New techniques completely changed the face of printing shops during the nineteenth century. A new technical regime - an ensemble of machines and working methods - had become established by 1900 which would only be replaced in the 1960s with the arrival of photosetting and the computer.

Hand-operated iron presses and lithography had already appeared in the Netherlands by 1830. After 1830 came the cylinder press, stereotypy, the rotary press and type-setting machines, especially the Linotype and the Monotype. Mechanisation and increase in scale were the key factors here, although it was typical of the printing business that a large number of small firms continued to survive in the face of mutual, often fierce, competition. An enormous range of illustrative techniques was introduced in letterpress and intaglio printing as well as in planography. After 1850, photographic reproduction techniques became, more and more often, part of these techniques. Besides mechanisation, chemical processes primarily edged out the work of the artist and the craftsman. Partly due to these techniques, illustrated periodicals, still an expensive rarity up to 1830, appeared, especially after 1850, on the market in a wide variety. The same applied to books and magazines for children in which pictures had always had an important place.

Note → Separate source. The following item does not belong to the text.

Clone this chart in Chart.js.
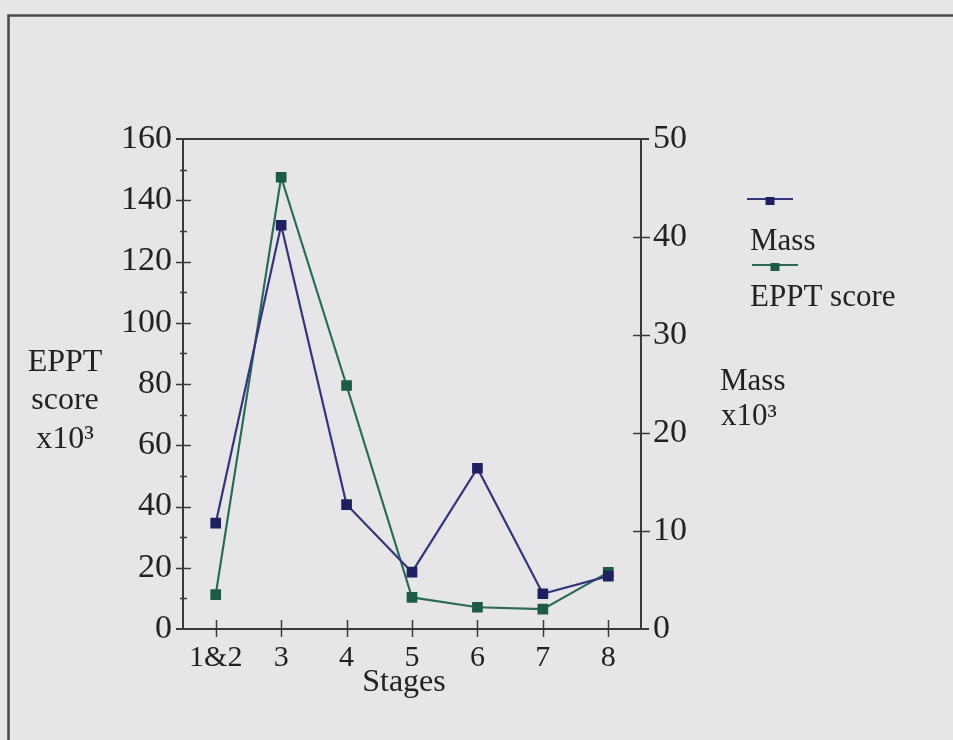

The new production methods allowed for a phenomenal growth in the production of printed matter as well as a much lower price for books and newspapers so that, around 1900 and for the first time in history, these were no longer exclusively luxury products.

Since the Copyright Act of 1817 (which was extended in 1882) the position of the author was gradually improved in relation to that of the publisher and it became common practice to put his name on the title page. There was more specialisation in the book trade especially, again, after 1850: more and more publishers no longer printed and sold their own books. Instead, they became the link between authors, printers and booksellers.

Compositors, printers and other personnel in the mechanised printing houses suffered from the miseries of industrialisation. In 1866 they set up the first trade union in the Netherlands, which succesfully fought for higher wages and better working conditions.